[START Material]
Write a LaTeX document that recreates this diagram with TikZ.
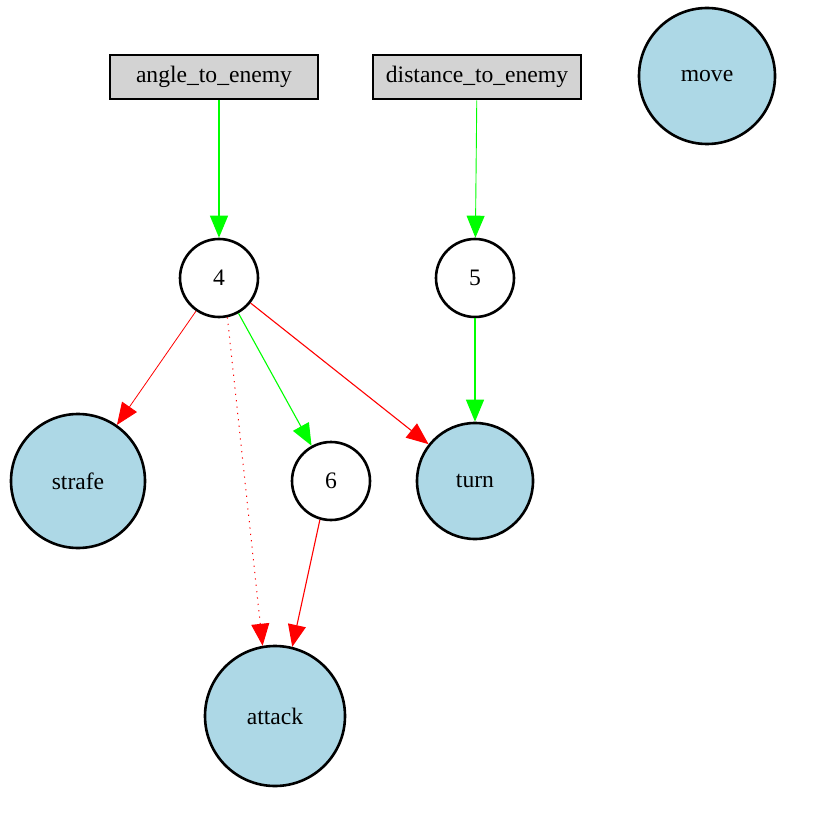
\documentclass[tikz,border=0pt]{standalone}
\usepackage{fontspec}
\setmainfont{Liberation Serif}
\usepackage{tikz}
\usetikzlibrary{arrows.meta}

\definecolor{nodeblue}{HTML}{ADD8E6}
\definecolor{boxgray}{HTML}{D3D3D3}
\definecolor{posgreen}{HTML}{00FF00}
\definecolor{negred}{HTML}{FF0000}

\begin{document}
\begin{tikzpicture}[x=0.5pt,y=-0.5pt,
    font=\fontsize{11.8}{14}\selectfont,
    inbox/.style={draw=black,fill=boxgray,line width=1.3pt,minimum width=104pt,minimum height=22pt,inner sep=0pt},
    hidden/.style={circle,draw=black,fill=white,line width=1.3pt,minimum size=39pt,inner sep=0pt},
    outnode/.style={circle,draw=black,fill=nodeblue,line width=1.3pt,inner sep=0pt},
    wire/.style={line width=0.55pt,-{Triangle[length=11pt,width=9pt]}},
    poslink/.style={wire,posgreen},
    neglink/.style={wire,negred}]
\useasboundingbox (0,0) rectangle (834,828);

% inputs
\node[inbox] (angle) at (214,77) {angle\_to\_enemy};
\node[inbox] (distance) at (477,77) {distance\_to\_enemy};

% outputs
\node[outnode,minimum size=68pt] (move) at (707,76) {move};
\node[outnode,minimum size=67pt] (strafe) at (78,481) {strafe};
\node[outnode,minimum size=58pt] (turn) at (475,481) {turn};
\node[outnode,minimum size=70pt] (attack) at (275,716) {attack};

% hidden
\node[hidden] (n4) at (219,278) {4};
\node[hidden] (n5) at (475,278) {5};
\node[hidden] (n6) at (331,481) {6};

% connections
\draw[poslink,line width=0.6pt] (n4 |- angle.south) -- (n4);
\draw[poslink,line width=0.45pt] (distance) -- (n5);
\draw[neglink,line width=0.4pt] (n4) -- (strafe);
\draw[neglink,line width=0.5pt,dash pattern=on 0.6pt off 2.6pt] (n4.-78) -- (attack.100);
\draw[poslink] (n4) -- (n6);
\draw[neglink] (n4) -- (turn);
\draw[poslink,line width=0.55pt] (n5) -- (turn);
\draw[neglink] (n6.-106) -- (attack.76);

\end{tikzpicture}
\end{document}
[END Material]
Pictures are excluded; extract exactly the lines from the start of the data through the line that holds "size=70pt] (attack) at", both ends included.

(The result):
Write a LaTeX document that recreates this diagram with TikZ.
\documentclass[tikz,border=0pt]{standalone}
\usepackage{fontspec}
\setmainfont{Liberation Serif}
\usepackage{tikz}
\usetikzlibrary{arrows.meta}

\definecolor{nodeblue}{HTML}{ADD8E6}
\definecolor{boxgray}{HTML}{D3D3D3}
\definecolor{posgreen}{HTML}{00FF00}
\definecolor{negred}{HTML}{FF0000}

\begin{document}
\begin{tikzpicture}[x=0.5pt,y=-0.5pt,
    font=\fontsize{11.8}{14}\selectfont,
    inbox/.style={draw=black,fill=boxgray,line width=1.3pt,minimum width=104pt,minimum height=22pt,inner sep=0pt},
    hidden/.style={circle,draw=black,fill=white,line width=1.3pt,minimum size=39pt,inner sep=0pt},
    outnode/.style={circle,draw=black,fill=nodeblue,line width=1.3pt,inner sep=0pt},
    wire/.style={line width=0.55pt,-{Triangle[length=11pt,width=9pt]}},
    poslink/.style={wire,posgreen},
    neglink/.style={wire,negred}]
\useasboundingbox (0,0) rectangle (834,828);

% inputs
\node[inbox] (angle) at (214,77) {angle\_to\_enemy};
\node[inbox] (distance) at (477,77) {distance\_to\_enemy};

% outputs
\node[outnode,minimum size=68pt] (move) at (707,76) {move};
\node[outnode,minimum size=67pt] (strafe) at (78,481) {strafe};
\node[outnode,minimum size=58pt] (turn) at (475,481) {turn};
\node[outnode,minimum size=70pt] (attack) at (275,716) {attack};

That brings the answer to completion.